Set problem: Leave the pictures out and quote every line from the start of the listing to the line with "1150, 1150, 1140, 975, 962, 898, 805, 910, 692, 264, 2.07];", inclusive.

Information supplied:

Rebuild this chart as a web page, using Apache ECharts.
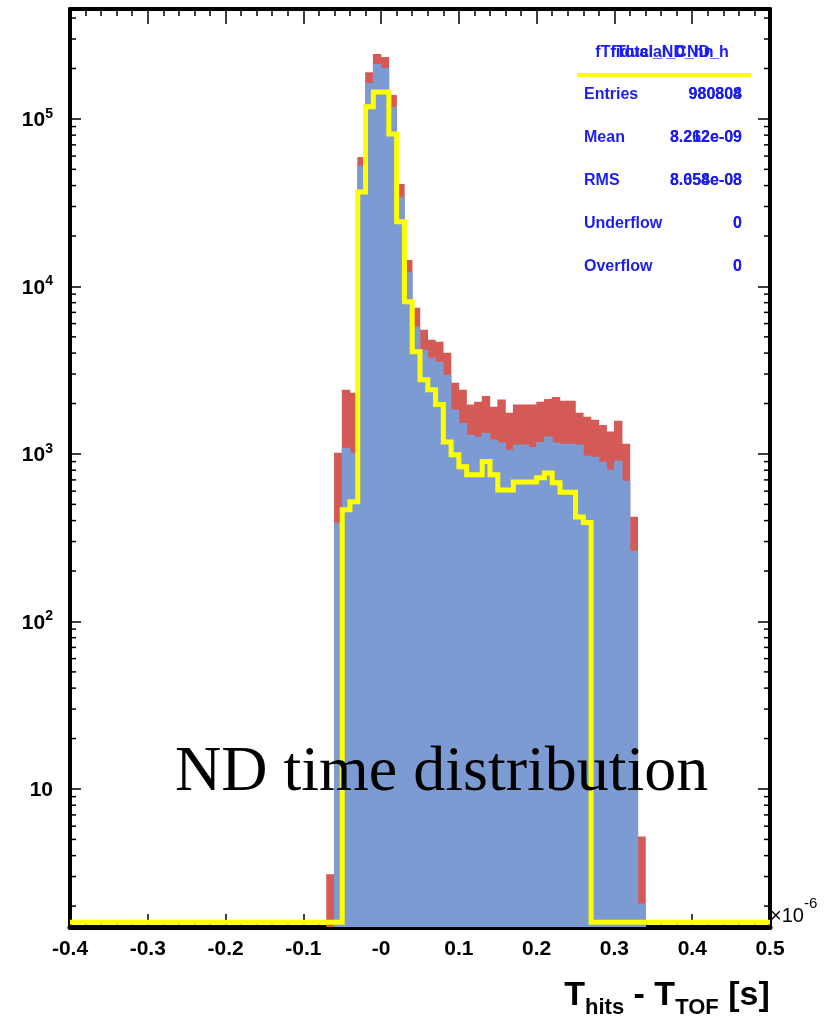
<!DOCTYPE html>
<html>
<head>
<meta charset="utf-8">
<script src="https://cdn.jsdelivr.net/npm/echarts@6/dist/echarts.min.js"></script>
<style>
html, body { margin: 0; padding: 0; background: #fff; }
#chart { width: 837px; height: 1024px; }
</style>
</head>
<body>
<div id="chart"></div>
<script>
// bins are 0.01 wide (x 1e-6 s), from -0.40 to 0.50
var binLow = -0.4;
var binWidth = 0.01;
var nBins = 90;

// red histogram, starts at bin [-0.07,-0.06] (index 33)
var redFirst = 33;
var redCounts = [3.1, 1016, 2415, 2320, 59300, 190000, 244000, 234000, 139000, 40900,
    14400, 7450, 5510, 4800, 4670, 4020, 2660, 2420, 1970, 2050,
    2220, 1910, 2110, 1760, 1970, 1970, 1970, 2050, 2130, 2190,
    2080, 2080, 1760, 1670, 1600, 1490, 1360, 1580, 1150, 422, 5.2];

// blue histogram, same bins as red
var blueFirst = 33;
var blueCounts = [0, 388, 1089, 1016, 52500, 164000, 213000, 201000, 118000, 34300,
    12200, 5740, 4190, 3750, 3550, 2970, 1840, 1530, 1300, 1270,
    1340, 1220, 1170, 1060, 1140, 1140, 1100, 1180, 1270, 1170,
    1150, 1150, 1140, 975, 962, 898, 805, 910, 692, 264, 2.07];

// yellow outline, starts at bin [-0.05,-0.04] (index 35)
var yellowFirst = 35;
var yellowCounts = [465, 519, 36600, 118000, 145000, 145000, 81300, 24300, 8090, 4070,
    2770, 2420, 1970, 1180, 990, 840, 750, 750, 900, 750,
    610, 610, 680, 680, 680, 720, 770, 673, 590, 590, 420, 390];

var xTickLabels = ['-0.4', '-0.3', '-0.2', '-0.1', '-0', '0.1', '0.2', '0.3', '0.4', '0.5'];
var yDecades = [10, 100, 1000, 10000, 100000];

var statNames = ['Entries', 'Mean', 'RMS', 'Underflow', 'Overflow'];
var statValuesA = ['980808', '8.262e-09', '8.058e-08', '0', '0'];
var statValuesB = ['980804', '3.212e-09', '8.654e-08', '0', '0'];
var statTitles = ['fTfiducial_CND_h', 'fTotal_ND_hn'];

var xMin = -0.4, xMax = 0.5, xStep = 0.1;
var yMin = 1.5, yMax = 453000;
var zeroLevel = 1.6; // empty bins of the outline sit on the frame

var font = '"Liberation Sans", Arial, sans-serif';
var statBlue = '#1c1cf5';
var redColor = '#d55a56';
var blueColor = '#7c9bd2';

function fill(arr, first) {
    var out = [];
    for (var i = 0; i < nBins; i++) {
        var v = (i >= first && i < first + arr.length) ? arr[i - first] : 0;
        out.push(v > 0 ? v : null);
    }
    return out;
}

var categories = [];
for (var i = 0; i < nBins; i++) categories.push((binLow + i * binWidth).toFixed(2));

var red = fill(redCounts, redFirst);
var blue = fill(blueCounts, blueFirst);
var yel = fill(yellowCounts, yellowFirst);

var yellowLine = [];
for (var i = 0; i < nBins; i++) yellowLine.push([binLow + i * binWidth, yel[i] || zeroLevel]);
yellowLine.push([binLow + nBins * binWidth, yel[nBins - 1] || zeroLevel]);

// log minor ticks 2..9 per decade
var minorY = [];
for (var d = 1; d <= 100000; d *= 10) {
    for (var m = 2; m <= 9; m++) {
        var v = m * d;
        if (v > yMin && v < yMax) minorY.push([xMin, v]);
    }
}

function yLabel(v) {
    var e = Math.round(Math.log10(v));
    if (Math.abs(Math.log10(v) - e) > 1e-6 || yDecades.indexOf(Math.pow(10, e)) < 0) return '';
    if (e === 1) return '{b|10}';
    return '{b|10}{s|' + e + '}';
}

var dom = document.getElementById('chart');
var myChart = echarts.init(dom, null, { renderer: 'canvas' });

var tickStyle = { color: '#000', width: 1.5 };

var graphics = [];
// stats box
statTitles.forEach(function (t) {
    graphics.push({
        type: 'text', x: 662, y: 53, z: 100,
        style: { text: t, font: 'bold 16px ' + font, fill: statBlue, align: 'center', verticalAlign: 'middle', textAlign: 'center', textVerticalAlign: 'middle' }
    });
});
graphics.push({
    type: 'line', z: 100,
    shape: { x1: 577, y1: 75, x2: 751, y2: 75 },
    style: { stroke: '#ffff00', lineWidth: 4 }
});
statNames.forEach(function (n, i) {
    var y = 95 + i * 43;
    graphics.push({
        type: 'text', x: 584, y: y, z: 100,
        style: { text: n, font: 'bold 16px ' + font, fill: statBlue, align: 'left', verticalAlign: 'middle', textAlign: 'left', textVerticalAlign: 'middle' }
    });
    [statValuesA[i], statValuesB[i]].forEach(function (s) {
        graphics.push({
            type: 'text', x: 742, y: y, z: 100,
            style: { text: s, font: 'bold 16px ' + font, fill: statBlue, align: 'right', verticalAlign: 'middle', textAlign: 'right', textVerticalAlign: 'middle' }
        });
    });
});
// big caption
graphics.push({
    type: 'text', x: 175, y: 773, z: 100,
    style: { text: 'ND time distribution', font: '64px "Liberation Serif", "Times New Roman", serif', fill: '#000', align: 'left', verticalAlign: 'middle', textAlign: 'left', textVerticalAlign: 'middle' }
});
// x axis title
graphics.push({
    type: 'text', x: 770, y: 979, z: 100,
    style: {
        text: '{m|T}{s|hits}{m| - T}{s|TOF}{m| [s]}{z| }',
        align: 'right', verticalAlign: 'top', textAlign: 'right', textVerticalAlign: 'top',
        fill: '#000',
        rich: {
            m: { fontFamily: font, fontWeight: 'bold', fontSize: 34, lineHeight: 34, verticalAlign: 'top' },
            s: { fontFamily: font, fontWeight: 'bold', fontSize: 22, lineHeight: 22, verticalAlign: 'bottom' },
            z: { fontSize: 1, lineHeight: 40 }
        }
    }
});
// exponent of x axis
graphics.push({
    type: 'text', x: 770, y: 896, z: 100,
    style: {
        text: '{a|\u00d710}{b|-6}{z| }',
        align: 'left', verticalAlign: 'top', textAlign: 'left', textVerticalAlign: 'top',
        fill: '#000',
        rich: {
            a: { fontFamily: font, fontSize: 20, lineHeight: 20, verticalAlign: 'bottom' },
            b: { fontFamily: font, fontSize: 15, lineHeight: 15, verticalAlign: 'top' },
            z: { fontSize: 1, lineHeight: 30 }
        }
    }
});

var option = {
    animation: false,
    backgroundColor: '#fff',
    grid: { left: 70, right: 67, top: 9, bottom: 97, containLabel: false, outerBoundsMode: 'none' },
    xAxis: [
        { type: 'category', data: categories, show: false },
        {
            type: 'value', position: 'bottom', min: xMin, max: xMax, interval: xStep,
            axisLine: { show: true, onZero: false, lineStyle: { color: '#000', width: 5 } },
            axisTick: { show: true, inside: true, length: 13, lineStyle: tickStyle },
            minorTick: { show: true, splitNumber: 5, length: 6, lineStyle: tickStyle },
            splitLine: { show: false },
            axisLabel: {
                margin: 12, color: '#000', fontFamily: font, fontWeight: 'bold', fontSize: 21,
                formatter: function (v) { return xTickLabels[Math.round((v - xMin) / xStep)] || ''; }
            }
        },
        {
            type: 'value', position: 'top', min: xMin, max: xMax, interval: xStep,
            axisLine: { show: true, onZero: false, lineStyle: { color: '#000', width: 4 } },
            axisTick: { show: true, inside: true, length: 15, lineStyle: tickStyle },
            minorTick: { show: true, splitNumber: 5, length: 7, lineStyle: tickStyle },
            splitLine: { show: false },
            axisLabel: { show: false }
        }
    ],
    yAxis: [
        {
            type: 'log', logBase: 10, min: yMin, max: yMax, position: 'left',
            axisLine: { show: true, onZero: false, lineStyle: { color: '#000', width: 4 } },
            axisTick: { show: true, inside: true, length: 11, lineStyle: tickStyle },
            splitLine: { show: false },
            axisLabel: {
                margin: 17, color: '#000', formatter: yLabel,
                rich: {
                    b: { fontFamily: font, fontWeight: 'bold', fontSize: 21, lineHeight: 24, verticalAlign: 'bottom', color: '#000' },
                    s: { fontFamily: font, fontWeight: 'bold', fontSize: 14, lineHeight: 14, verticalAlign: 'top', color: '#000' }
                }
            }
        },
        {
            type: 'log', logBase: 10, min: yMin, max: yMax, position: 'right',
            axisLine: { show: true, onZero: false, lineStyle: { color: '#000', width: 4 } },
            axisTick: { show: true, inside: true, length: 12, lineStyle: tickStyle },
            splitLine: { show: false },
            axisLabel: { show: false }
        }
    ],
    series: [
        {
            type: 'bar', xAxisIndex: 0, yAxisIndex: 0, data: red,
            barWidth: 8.4, barGap: '-100%',
            itemStyle: { color: redColor }, silent: true
        },
        {
            type: 'bar', xAxisIndex: 0, yAxisIndex: 0, data: blue,
            barWidth: 8.6, barGap: '-100%',
            itemStyle: { color: blueColor }, silent: true
        },
        {
            type: 'line', xAxisIndex: 1, yAxisIndex: 0, data: yellowLine,
            step: 'end', showSymbol: false, symbol: 'none', z: 5, silent: true,
            lineStyle: { color: '#ffff00', width: 5, join: 'miter' }
        },
        {
            type: 'custom', xAxisIndex: 1, yAxisIndex: 0, data: minorY, silent: true,
            renderItem: function (params, api) {
                var y = api.coord([xMin, api.value(1)])[1];
                var cs = params.coordSys;
                return {
                    type: 'group',
                    children: [
                        { type: 'line', shape: { x1: cs.x, y1: y, x2: cs.x + 6, y2: y }, style: { stroke: '#000', lineWidth: 1.5 } },
                        { type: 'line', shape: { x1: cs.x + cs.width, y1: y, x2: cs.x + cs.width - 6, y2: y }, style: { stroke: '#000', lineWidth: 1.5 } }
                    ]
                };
            }
        }
    ],
    graphic: graphics
};

if (option && typeof option === 'object') {
    myChart.setOption(option);
}
</script>
</body>
</html>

Response:
Rebuild this chart as a web page, using Apache ECharts.
<!DOCTYPE html>
<html>
<head>
<meta charset="utf-8">
<script src="https://cdn.jsdelivr.net/npm/echarts@6/dist/echarts.min.js"></script>
<style>
html, body { margin: 0; padding: 0; background: #fff; }
#chart { width: 837px; height: 1024px; }
</style>
</head>
<body>
<div id="chart"></div>
<script>
// bins are 0.01 wide (x 1e-6 s), from -0.40 to 0.50
var binLow = -0.4;
var binWidth = 0.01;
var nBins = 90;

// red histogram, starts at bin [-0.07,-0.06] (index 33)
var redFirst = 33;
var redCounts = [3.1, 1016, 2415, 2320, 59300, 190000, 244000, 234000, 139000, 40900,
    14400, 7450, 5510, 4800, 4670, 4020, 2660, 2420, 1970, 2050,
    2220, 1910, 2110, 1760, 1970, 1970, 1970, 2050, 2130, 2190,
    2080, 2080, 1760, 1670, 1600, 1490, 1360, 1580, 1150, 422, 5.2];

// blue histogram, same bins as red
var blueFirst = 33;
var blueCounts = [0, 388, 1089, 1016, 52500, 164000, 213000, 201000, 118000, 34300,
    12200, 5740, 4190, 3750, 3550, 2970, 1840, 1530, 1300, 1270,
    1340, 1220, 1170, 1060, 1140, 1140, 1100, 1180, 1270, 1170,
    1150, 1150, 1140, 975, 962, 898, 805, 910, 692, 264, 2.07];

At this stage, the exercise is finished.